TV Grudge Match Reignites
Source: Broadcasting and Cable For months, station owners have praised Nexstar Broadcasting for standing up to cable operators in the battle that is known in TV circles as retransmission consent.
Nexstar Broadcasting is insistent on forcing cable systems to pay cash to retransmit its local stations' signals. Since January, three Nexstar stations have been stripped from cable systems that refused to pay. Last week, as the kickoff of the latest season of retransmission-consent negotiations was about to commence, Nexstar COO Duane Lammers was preparing to issue similar demands on behalf of most of his remaining 46 stations.

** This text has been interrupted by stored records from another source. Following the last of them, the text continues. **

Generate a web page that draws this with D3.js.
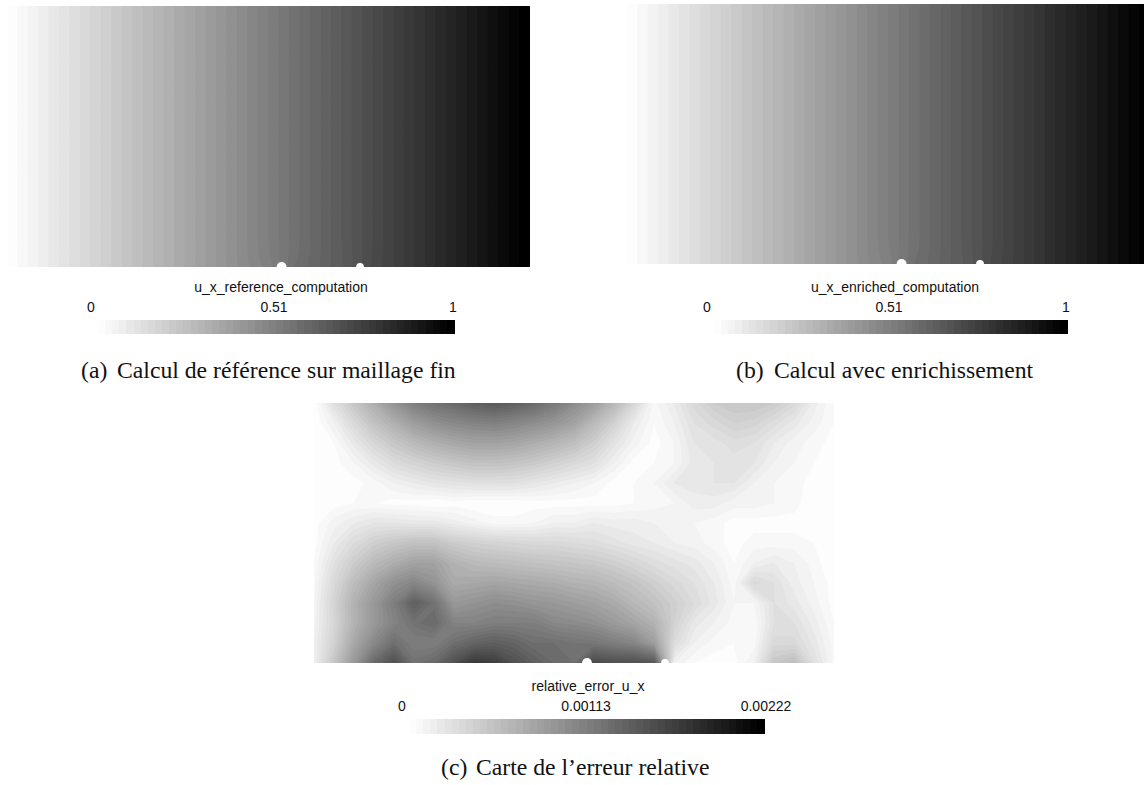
<!DOCTYPE html>
<html>
<head>
<meta charset="utf-8">
<script src="https://cdn.jsdelivr.net/npm/d3@7"></script>
<style>
  html, body { margin: 0; padding: 0; background: #fff; overflow: hidden; }
  .bar_text { font-family: "Liberation Sans", sans-serif; font-size: 14px; fill: #111; }
  .caption { font-family: "Liberation Serif", serif; font-size: 23.7px; fill: #111; }
</style>
</head>
<body>
<svg id="chart" width="1144" height="785"></svg>
<script>
const panel_names = ["u_x_reference_computation", "u_x_enriched_computation", "relative_error_u_x"]
const panel_ticks = [["0", "0.51", "1"], ["0", "0.51", "1"], ["0", "0.00113", "0.00222"]]
const panel_tags = ["(a)", "(b)", "(c)"]
const panel_captions = ["Calcul de référence sur maillage fin", "Calcul avec enrichissement", "Carte de l’erreur relative"]

// holes on the lower edge, in plate coordinates (plate is 2 x 1)
const hole_x = [1.05, 1.35]
const hole_r = [0.019, 0.015]

// u_x read along the plate, 41 samples left to right
const ux_far_row = [0, .025, .05, .075, .1, .125, .15, .175, .2, .225, .25, .275, .3, .325, .35, .375, .4, .425, .45, .475, .5,
    .525, .55, .575, .6, .625, .65, .675, .7, .725, .75, .775, .8, .825, .85, .875, .9, .925, .95, .975, 1]
const ux_near_row = [0, .025, .05, .075, .1, .125, .15, .175, .2, .225, .25, .275, .3, .325, .35, .375, .4, .425, .45, .474, .497,
    .525, .553, .576, .6, .625, .648, .675, .702, .725, .75, .775, .8, .825, .85, .875, .9, .925, .95, .975, 1]
const ux_bottom_row = [0, .025, .05, .075, .1, .125, .15, .175, .2, .225, .25, .275, .3, .325, .35, .375, .4, .425, .447, .47, .49,
    .525, .56, .58, .602, .625, .645, .675, .705, .727, .75, .775, .8, .825, .85, .875, .9, .925, .95, .975, 1]

// error map, percent of the colour bar maximum, 27 columns x 14 rows
const err_rows = [
    [0, 12, 22, 32, 42, 50, 55, 58, 62, 64, 62, 58, 52, 45, 38, 28, 16, 3, 8, 15, 20, 22, 22, 20, 15, 7, 2],
    [0, 6, 15, 24, 31, 38, 43, 46, 48, 49, 47, 44, 41, 36, 27, 18, 8, 2, 6, 12, 15, 18, 17, 13, 9, 5, 2],
    [0, 2, 9, 16, 22, 27, 31, 34, 36, 36, 35, 32, 29, 25, 19, 11, 5, 1, 4, 10, 11, 13, 12, 8, 5, 3, 1],
    [0, 1, 4, 9, 14, 17, 20, 22, 24, 24, 23, 21, 18, 15, 12, 6, 1, 2, 4, 9, 10, 11, 10, 6, 4, 2, 0],
    [0, 0, 1, 3, 6, 8, 10, 11, 12, 12, 12, 10, 8, 6, 4, 1, 2, 4, 8, 9, 10, 10, 6, 4, 3, 1, 0],
    [0, 1, 2, 2, 1, 1, 0, 1, 0, 0, 0, 1, 1, 1, 1, 1, 2, 3, 4, 7, 7, 5, 5, 4, 3, 0, 0],
    [1, 5, 8, 10, 10, 9, 9, 7, 5, 3, 3, 4, 6, 6, 8, 7, 7, 6, 5, 4, 3, 1, 1, 1, 1, 1, 0],
    [1, 8, 14, 19, 22, 24, 24, 20, 18, 17, 16, 15, 15, 14, 13, 11, 9, 8, 6, 5, 3, 1, 3, 3, 3, 2, 0],
    [2, 12, 20, 27, 32, 36, 36, 30, 27, 26, 25, 24, 23, 22, 21, 19, 16, 13, 11, 9, 6, 2, 6, 8, 6, 3, 0],
    [3, 15, 26, 35, 43, 47, 42, 33, 34, 35, 34, 33, 32, 30, 29, 26, 23, 19, 15, 12, 8, 3, 15, 12, 7, 4, 1],
    [4, 17, 30, 40, 50, 62, 55, 40, 42, 44, 43, 41, 40, 38, 36, 33, 28, 24, 19, 14, 9, 4, 4, 12, 9, 5, 1],
    [5, 16, 30, 40, 48, 55, 58, 48, 48, 50, 50, 50, 46, 45, 43, 39, 35, 30, 18, 9, 6, 3, 2, 12, 12, 7, 2],
    [6, 18, 34, 46, 56, 50, 50, 56, 60, 62, 60, 56, 56, 54, 53, 50, 47, 38, 14, 6, 3, 2, 3, 15, 15, 9, 3],
    [6, 22, 40, 58, 68, 55, 58, 68, 77, 75, 68, 62, 58, 56, 70, 68, 68, 65, 6, 2, 1, 1, 6, 22, 25, 12, 3]
]

const N_LEVELS = 50
const levels = d3.range(N_LEVELS)
const gray = d3.scaleLinear().domain([0, N_LEVELS - 1]).range(["#fdfdfd", "#000000"])

const ux_rows = d3.range(19).map(() => ux_far_row).concat([ux_near_row, ux_bottom_row])

const panels = [
    { rows: ux_rows, max: 1, x0: 7, x1: 530, y0: 6, y1: 267, bar: [98, 454, 320, 334], title_x: 281, title_y: 292,
      tick_x: [91, 274, 453], tick_y: 312, cap_x: 81, cap_tx: 117, cap_y: 378 },
    { rows: ux_rows, max: 1, x0: 627, x1: 1150, y0: 4, y1: 264, bar: [714, 1067, 320, 334], title_x: 895, title_y: 292,
      tick_x: [707, 889, 1066], tick_y: 312, cap_x: 736, cap_tx: 774, cap_y: 378 },
    { rows: err_rows, max: 100, x0: 314, x1: 834, y0: 403, y1: 663, bar: [409, 764, 719, 734], title_x: 588, title_y: 691,
      tick_x: [402, 586, 766], tick_y: 711, cap_x: 441, cap_tx: 476, cap_y: 775 }
]

const svg = d3.select("#chart")

panels.forEach((p, i) => {
    const g = svg.append("g").attr("class", "panel")
    const clip_id = "clip_" + i
    const n_cols = p.rows[0].length
    const n_rows = p.rows.length

    svg.append("clipPath").attr("id", clip_id)
        .append("rect")
        .attr("x", p.x0).attr("y", p.y0)
        .attr("width", p.x1 - p.x0).attr("height", p.y1 - p.y0)

    // repeat the edge samples, d3.contours otherwise cuts the corners of the field
    const padded = [p.rows[0], ...p.rows, p.rows[n_rows - 1]]
        .flatMap(row => [row[0], ...row, row[n_cols - 1]])

    const thresholds = levels.map(l => l / N_LEVELS * p.max)
    const contours = d3.contours()
        .size([n_cols + 2, n_rows + 2])
        .thresholds(thresholds)(padded)

    // contour coordinates sit half a cell off the sample index
    const cx = d3.scaleLinear().domain([1.5, n_cols + 0.5]).range([p.x0, p.x1])
    const cy = d3.scaleLinear().domain([1.5, n_rows + 0.5]).range([p.y0, p.y1])
    const to_screen = d3.geoTransform({
        point: function (x, y) { this.stream.point(cx(x), cy(y)) }
    })
    const path = d3.geoPath().projection(to_screen)

    g.append("g").attr("clip-path", `url(#${clip_id})`)
        .selectAll("path")
        .data(contours)
        .enter()
        .append("path")
        .attr("d", path)
        .attr("fill", (d, k) => gray(k))
        .attr("stroke", (d, k) => gray(k))
        .attr("stroke-width", 0.3)

    // holes
    const plate_x = d3.scaleLinear().domain([0, 2]).range([p.x0, p.x1])
    g.selectAll("circle")
        .data(hole_x)
        .enter()
        .append("circle")
        .attr("cx", d => plate_x(d))
        .attr("cy", p.y1)
        .attr("r", (d, k) => plate_x(hole_r[k]) - plate_x(0))
        .attr("fill", "#fff")

    // colour bar
    const bar_x = d3.scaleBand().domain(levels).range([p.bar[0], p.bar[1]])
    g.append("g").attr("shape-rendering", "crispEdges").selectAll("rect")
        .data(levels)
        .enter()
        .append("rect")
        .attr("x", d => bar_x(d))
        .attr("y", p.bar[2])
        .attr("width", bar_x.bandwidth() + 0.5)
        .attr("height", p.bar[3] - p.bar[2])
        .attr("fill", d => gray(d))

    g.append("text").attr("class", "bar_text")
        .attr("x", p.title_x).attr("y", p.title_y)
        .attr("text-anchor", "middle")
        .text(panel_names[i])

    g.selectAll(".tick_label")
        .data(panel_ticks[i])
        .enter()
        .append("text")
        .attr("class", "bar_text tick_label")
        .attr("x", (d, k) => p.tick_x[k])
        .attr("y", p.tick_y)
        .attr("text-anchor", "middle")
        .text(d => d)

    g.append("text").attr("class", "caption")
        .attr("x", p.cap_x).attr("y", p.cap_y)
        .text(panel_tags[i])
    g.append("text").attr("class", "caption")
        .attr("x", p.cap_tx).attr("y", p.cap_y)
        .text(panel_captions[i])
})
</script>
</body>
</html>
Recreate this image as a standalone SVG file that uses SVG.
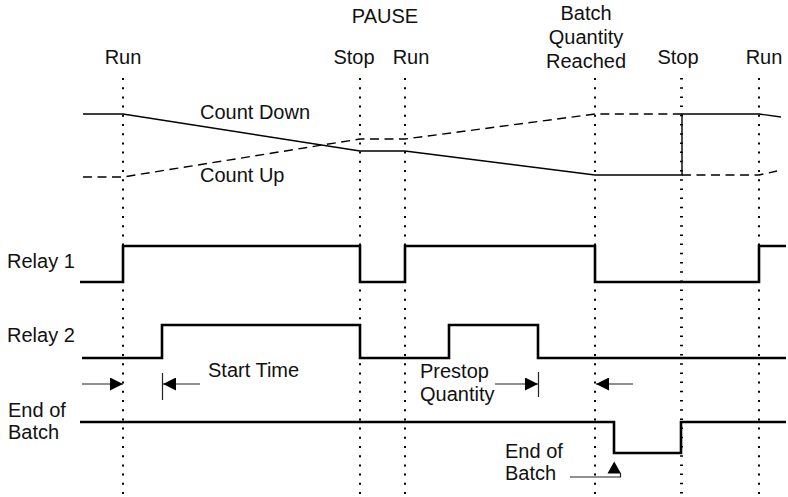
<svg xmlns="http://www.w3.org/2000/svg" width="788" height="497" viewBox="0 0 788 497">
<style>
text { font-family: "Liberation Sans", Arial, sans-serif; font-size: 20px; fill: #111; }
.mid { text-anchor: middle; }
.grid { stroke: #000; stroke-width: 2; stroke-dasharray: 2 7.2; fill: none; }
.grid2 { stroke: #000; stroke-width: 3; stroke-dasharray: 1.5 7.7; fill: none; }
.sig { stroke: #000; stroke-width: 2.6; fill: none; stroke-linejoin: miter; }
.cnt { stroke: #000; stroke-width: 1.4; fill: none; }
.dash { stroke-dasharray: 9 5.5; }
.dim { stroke: #222; stroke-width: 1.2; fill: none; }
.head { fill: #000; }
</style>
<defs>
<marker id="ah" viewBox="0 0 13 13" refX="13" refY="6.5" markerWidth="13" markerHeight="13" markerUnits="userSpaceOnUse" orient="auto">
<path d="M0,0 L13,6.5 L0,13 z" fill="#000"/>
</marker>
</defs>

<g id="time-markers">
<line class="grid" x1="123" y1="78" x2="123" y2="497"/>
<line class="grid" x1="360" y1="78" x2="360" y2="497"/>
<line class="grid" x1="405" y1="78" x2="405" y2="497"/>
<line class="grid" x1="595" y1="78" x2="595" y2="497"/>
<line class="grid2" x1="681.5" y1="78" x2="681.5" y2="497"/>
<line class="grid" x1="759" y1="78" x2="759" y2="497"/>
</g>

<g id="event-labels">
<text class="mid" x="385" y="23">PAUSE</text>
<text class="mid" x="123" y="64">Run</text>
<text class="mid" x="354" y="64">Stop</text>
<text class="mid" x="411" y="64">Run</text>
<text class="mid" x="586" y="19.5">Batch</text>
<text class="mid" x="586" y="43.5">Quantity</text>
<text class="mid" x="586" y="68">Reached</text>
<text class="mid" x="678" y="64">Stop</text>
<text class="mid" x="764" y="64">Run</text>
</g>

<g id="count-down">
<polyline class="cnt" points="83,114 123,114 360,151 405,151 595,175 682,175 682,114 759,114 781,117"/>
<text x="200" y="119">Count Down</text>
</g>

<g id="count-up">
<polyline class="cnt dash" points="83,177 123,177 360,139 405,139 595,114 682,114"/>
<polyline class="cnt dash" points="682,175 759,175 777,171"/>
<text x="200" y="182">Count Up</text>
</g>

<g id="relay-1">
<text x="7" y="268">Relay 1</text>
<polyline class="sig" points="80,282 123,282 123,246 360,246 360,282 405,282 405,246 595,246 595,282 759,282 759,246 786,246"/>
</g>

<g id="relay-2">
<text x="7" y="342">Relay 2</text>
<polyline class="sig" points="82,358 162,358 162,325 360,325 360,358 449,358 449,325 538,325 538,358 786,358"/>
</g>

<g id="end-of-batch">
<text x="8" y="417">End of</text>
<text x="8" y="439">Batch</text>
<polyline class="sig" points="80,422 614,422 614,453 681,453 681,422 786,422"/>
</g>

<g id="connectors">
<line class="dim" x1="82" y1="384" x2="123" y2="384" marker-end="url(#ah)"/>
<line class="dim" x1="162.5" y1="373" x2="162.5" y2="400"/>
<line class="dim" x1="200" y1="384" x2="163" y2="384" marker-end="url(#ah)"/>
<line class="dim" x1="495" y1="384" x2="538" y2="384" marker-end="url(#ah)"/>
<line class="dim" x1="538.5" y1="372" x2="538.5" y2="397"/>
<line class="dim" x1="633" y1="384" x2="596" y2="384" marker-end="url(#ah)"/>
<polyline class="dim" points="570,477 620.5,477 620.5,473"/>
<path class="head" d="M607.5,473.5 L621,473.5 L614.2,461.5 z"/>
</g>

<g id="annotations">
<text x="208" y="377">Start Time</text>
<text x="420" y="378">Prestop</text>
<text x="420" y="401">Quantity</text>
<text x="505" y="458">End of</text>
<text x="505" y="480">Batch</text>
</g>
</svg>
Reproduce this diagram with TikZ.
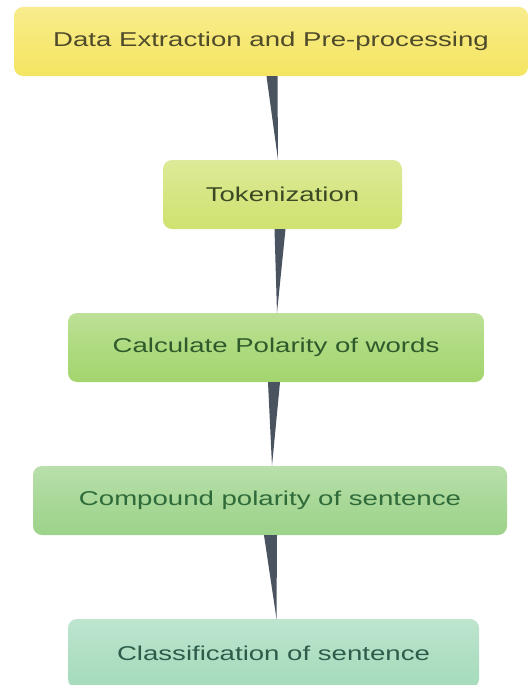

Nexstar considers its move a noble cause, but few seem willing to follow the broadcaster to the mat and risk the ratings and advertising pain of cable operators' not carrying their signals.
Lammers says he doesn't expect a lot of company in the battle: “There's a lot of people out there ready to fight to the last drop of our blood.”
The Nexstar fight lingers on. The company's stations are still off cable systems in Abilene and Texarkana, Texas, and Joplin, Mo. Cox Communications Director of Programming Debbie Cullen says she hasn't met with Nexstar since February. Cable operators have handed out a few thousand rabbit-ear antennas and lost a few thousand subscribers that have jumped to DirecTV or EchoStar services, both of which pay cash for retransmission consent. (On DBS, broadcast stations come on an optional tier. If the FCC lets cable do that, cable operators would happily pay for retransmission consent—and give away a lot more pairs of rabbit ears.)
But Nexstar's audience has plunged; Nielsen Media's May book shows its stations are down 30%-40% in key dayparts. But the markets are small enough that it's not causing a financial crunch to Nexstar as a whole. Expanding the war will magnify the pain.
Although antitrust laws prevent companies from teaming up against systems, Lammers hopes other broadcasters in Nexstar markets will take up the fight, dramatically increasing the pain to cable. Says Lammers, “It's market-by-market.”